**** DATA BLOCK

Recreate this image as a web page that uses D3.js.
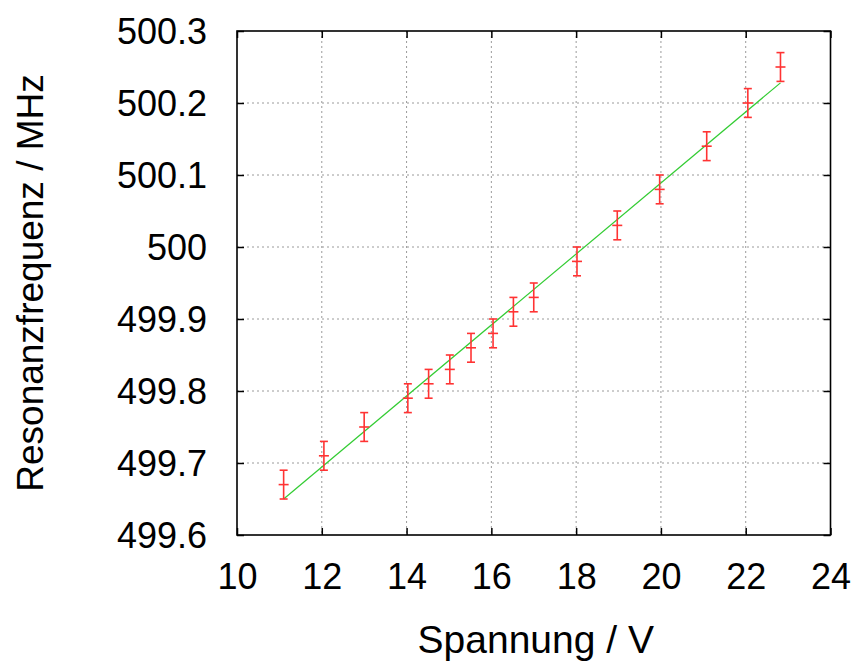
<!DOCTYPE html>
<html>
<head>
<meta charset="utf-8">
<script src="https://cdn.jsdelivr.net/npm/d3@7"></script>
<style>
  html, body { margin: 0; padding: 0; background: #fff; }
  svg { display: block; }
  text { font-family: "Liberation Sans", Arial, Helvetica, sans-serif; fill: #000; }
</style>
</head>
<body>
<svg id="chart" width="859" height="666"></svg>
<script>
// ---- data ----
const voltage   = [11.1, 12.05, 13.0, 14.03, 14.52, 15.02, 15.52, 16.04, 16.52, 17.0, 18.02, 18.97, 19.97, 21.08, 22.05, 22.82];
const frequency = [499.67, 499.71, 499.75, 499.79, 499.81, 499.83, 499.86, 499.88, 499.91, 499.93, 499.98, 500.03, 500.08, 500.14, 500.20, 500.25];
const freqError = [0.02, 0.02, 0.02, 0.02, 0.02, 0.02, 0.02, 0.02, 0.02, 0.02, 0.02, 0.02, 0.02, 0.02, 0.02, 0.02];
const fitX = [11.1, 22.82];
const fitY = [499.65, 500.228];
const xTicks = [10, 12, 14, 16, 18, 20, 22, 24];
const yTicks = [499.6, 499.7, 499.8, 499.9, 500, 500.1, 500.2, 500.3];
const xTitle = "Spannung / V";
const yTitle = "Resonanzfrequenz / MHz";

// ---- layout ----
const L = 237, R = 830.5, T = 31, B = 535;
const svg = d3.select("#chart");
const x = d3.scaleLinear().domain([10, 24]).range([L, R]);
const y = d3.scaleLinear().domain([499.6, 500.3]).range([B, T]);

// grid
const grid = svg.append("g").attr("stroke", "#9a9a9a").attr("stroke-width", 1).attr("stroke-dasharray", "2,3");
grid.selectAll("line.gx").data(xTicks.slice(1, -1)).join("line")
  .attr("x1", d => x(d)).attr("x2", d => x(d)).attr("y1", T).attr("y2", B);
grid.selectAll("line.gy").data(yTicks.slice(1, -1)).join("line")
  .attr("y1", d => y(d)).attr("y2", d => y(d)).attr("x1", L).attr("x2", R);

// axes (ticks inward, mirrored)
const tickLen = 7;
const fmt = d => String(+d.toFixed(1));
const axB = svg.append("g").attr("transform", `translate(0,${B})`)
  .call(d3.axisBottom(x).tickValues(xTicks).tickSizeInner(-tickLen).tickSizeOuter(0).tickPadding(30).tickFormat(d3.format("d")));
const axT = svg.append("g").attr("transform", `translate(0,${T})`)
  .call(d3.axisTop(x).tickValues(xTicks).tickSizeInner(-tickLen).tickSizeOuter(0).tickFormat(""));
const axL = svg.append("g").attr("transform", `translate(${L},0)`)
  .call(d3.axisLeft(y).tickValues(yTicks).tickSizeInner(-tickLen).tickSizeOuter(0).tickPadding(30).tickFormat(fmt));
const axR = svg.append("g").attr("transform", `translate(${R},0)`)
  .call(d3.axisRight(y).tickValues(yTicks).tickSizeInner(-tickLen).tickSizeOuter(0).tickFormat(""));
[axB, axT, axL, axR].forEach(a => {
  a.select(".domain").remove();
  a.selectAll(".tick line").attr("stroke", "#000").attr("stroke-width", 1.5);
  a.selectAll("text").attr("font-size", 36).attr("font-family", "'Liberation Sans', Arial, sans-serif").attr("fill", "#000");
});
axB.selectAll("text").attr("dy", null).attr("y", 0).attr("transform", "translate(0,54)");
axL.selectAll("text").attr("x", -30).attr("dy", "0.36em");

// frame
svg.append("rect").attr("x", L).attr("y", T).attr("width", R - L).attr("height", B - T)
  .attr("fill", "none").attr("stroke", "#000").attr("stroke-width", 1.6);

// fit line
svg.append("path").datum(fitX.map((d, i) => [d, fitY[i]]))
  .attr("d", d3.line().x(d => x(d[0])).y(d => y(d[1])))
  .attr("fill", "none").attr("stroke", "#33cc33").attr("stroke-width", 1.2);

// error bars
const pts = voltage.map((v, i) => ({ v, f: frequency[i], e: freqError[i] }));
const eb = svg.append("g").attr("stroke", "#ff3333").attr("stroke-width", 1.6).attr("fill", "none");
const g = eb.selectAll("g").data(pts).join("g");
g.append("line").attr("x1", d => x(d.v)).attr("x2", d => x(d.v)).attr("y1", d => y(d.f - d.e)).attr("y2", d => y(d.f + d.e));
g.append("line").attr("x1", d => x(d.v) - 4).attr("x2", d => x(d.v) + 4).attr("y1", d => y(d.f - d.e)).attr("y2", d => y(d.f - d.e));
g.append("line").attr("x1", d => x(d.v) - 4).attr("x2", d => x(d.v) + 4).attr("y1", d => y(d.f + d.e)).attr("y2", d => y(d.f + d.e));
g.append("line").attr("x1", d => x(d.v) - 5).attr("x2", d => x(d.v) + 5).attr("y1", d => y(d.f)).attr("y2", d => y(d.f));

// titles
svg.append("text").attr("x", (L + R) / 2 + 2).attr("y", 653).attr("text-anchor", "middle")
  .attr("font-size", 39).text(xTitle);
svg.append("text").attr("transform", `translate(43,${(T + B) / 2}) rotate(-90)`).attr("text-anchor", "middle")
  .attr("font-size", 37).text(yTitle);
</script>
</body>
</html>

********

#### TO BE DONE:
Write out each line again precisely as it appears, skipping every picture.

#### WRITTEN REPLY:
Recreate this image as a web page that uses D3.js.
<!DOCTYPE html>
<html>
<head>
<meta charset="utf-8">
<script src="https://cdn.jsdelivr.net/npm/d3@7"></script>
<style>
  html, body { margin: 0; padding: 0; background: #fff; }
  svg { display: block; }
  text { font-family: "Liberation Sans", Arial, Helvetica, sans-serif; fill: #000; }
</style>
</head>
<body>
<svg id="chart" width="859" height="666"></svg>
<script>
// ---- data ----
const voltage   = [11.1, 12.05, 13.0, 14.03, 14.52, 15.02, 15.52, 16.04, 16.52, 17.0, 18.02, 18.97, 19.97, 21.08, 22.05, 22.82];
const frequency = [499.67, 499.71, 499.75, 499.79, 499.81, 499.83, 499.86, 499.88, 499.91, 499.93, 499.98, 500.03, 500.08, 500.14, 500.20, 500.25];
const freqError = [0.02, 0.02, 0.02, 0.02, 0.02, 0.02, 0.02, 0.02, 0.02, 0.02, 0.02, 0.02, 0.02, 0.02, 0.02, 0.02];
const fitX = [11.1, 22.82];
const fitY = [499.65, 500.228];
const xTicks = [10, 12, 14, 16, 18, 20, 22, 24];
const yTicks = [499.6, 499.7, 499.8, 499.9, 500, 500.1, 500.2, 500.3];
const xTitle = "Spannung / V";
const yTitle = "Resonanzfrequenz / MHz";

// ---- layout ----
const L = 237, R = 830.5, T = 31, B = 535;
const svg = d3.select("#chart");
const x = d3.scaleLinear().domain([10, 24]).range([L, R]);
const y = d3.scaleLinear().domain([499.6, 500.3]).range([B, T]);

// grid
const grid = svg.append("g").attr("stroke", "#9a9a9a").attr("stroke-width", 1).attr("stroke-dasharray", "2,3");
grid.selectAll("line.gx").data(xTicks.slice(1, -1)).join("line")
  .attr("x1", d => x(d)).attr("x2", d => x(d)).attr("y1", T).attr("y2", B);
grid.selectAll("line.gy").data(yTicks.slice(1, -1)).join("line")
  .attr("y1", d => y(d)).attr("y2", d => y(d)).attr("x1", L).attr("x2", R);

// axes (ticks inward, mirrored)
const tickLen = 7;
const fmt = d => String(+d.toFixed(1));
const axB = svg.append("g").attr("transform", `translate(0,${B})`)
  .call(d3.axisBottom(x).tickValues(xTicks).tickSizeInner(-tickLen).tickSizeOuter(0).tickPadding(30).tickFormat(d3.format("d")));
const axT = svg.append("g").attr("transform", `translate(0,${T})`)
  .call(d3.axisTop(x).tickValues(xTicks).tickSizeInner(-tickLen).tickSizeOuter(0).tickFormat(""));
const axL = svg.append("g").attr("transform", `translate(${L},0)`)
  .call(d3.axisLeft(y).tickValues(yTicks).tickSizeInner(-tickLen).tickSizeOuter(0).tickPadding(30).tickFormat(fmt));
const axR = svg.append("g").attr("transform", `translate(${R},0)`)
  .call(d3.axisRight(y).tickValues(yTicks).tickSizeInner(-tickLen).tickSizeOuter(0).tickFormat(""));
[axB, axT, axL, axR].forEach(a => {
  a.select(".domain").remove();
  a.selectAll(".tick line").attr("stroke", "#000").attr("stroke-width", 1.5);
  a.selectAll("text").attr("font-size", 36).attr("font-family", "'Liberation Sans', Arial, sans-serif").attr("fill", "#000");
});
axB.selectAll("text").attr("dy", null).attr("y", 0).attr("transform", "translate(0,54)");
axL.selectAll("text").attr("x", -30).attr("dy", "0.36em");

// frame
svg.append("rect").attr("x", L).attr("y", T).attr("width", R - L).attr("height", B - T)
  .attr("fill", "none").attr("stroke", "#000").attr("stroke-width", 1.6);

// fit line
svg.append("path").datum(fitX.map((d, i) => [d, fitY[i]]))
  .attr("d", d3.line().x(d => x(d[0])).y(d => y(d[1])))
  .attr("fill", "none").attr("stroke", "#33cc33").attr("stroke-width", 1.2);

// error bars
const pts = voltage.map((v, i) => ({ v, f: frequency[i], e: freqError[i] }));
const eb = svg.append("g").attr("stroke", "#ff3333").attr("stroke-width", 1.6).attr("fill", "none");
const g = eb.selectAll("g").data(pts).join("g");
g.append("line").attr("x1", d => x(d.v)).attr("x2", d => x(d.v)).attr("y1", d => y(d.f - d.e)).attr("y2", d => y(d.f + d.e));
g.append("line").attr("x1", d => x(d.v) - 4).attr("x2", d => x(d.v) + 4).attr("y1", d => y(d.f - d.e)).attr("y2", d => y(d.f - d.e));
g.append("line").attr("x1", d => x(d.v) - 4).attr("x2", d => x(d.v) + 4).attr("y1", d => y(d.f + d.e)).attr("y2", d => y(d.f + d.e));
g.append("line").attr("x1", d => x(d.v) - 5).attr("x2", d => x(d.v) + 5).attr("y1", d => y(d.f)).attr("y2", d => y(d.f));

// titles
svg.append("text").attr("x", (L + R) / 2 + 2).attr("y", 653).attr("text-anchor", "middle")
  .attr("font-size", 39).text(xTitle);
svg.append("text").attr("transform", `translate(43,${(T + B) / 2}) rotate(-90)`).attr("text-anchor", "middle")
  .attr("font-size", 37).text(yTitle);
</script>
</body>
</html>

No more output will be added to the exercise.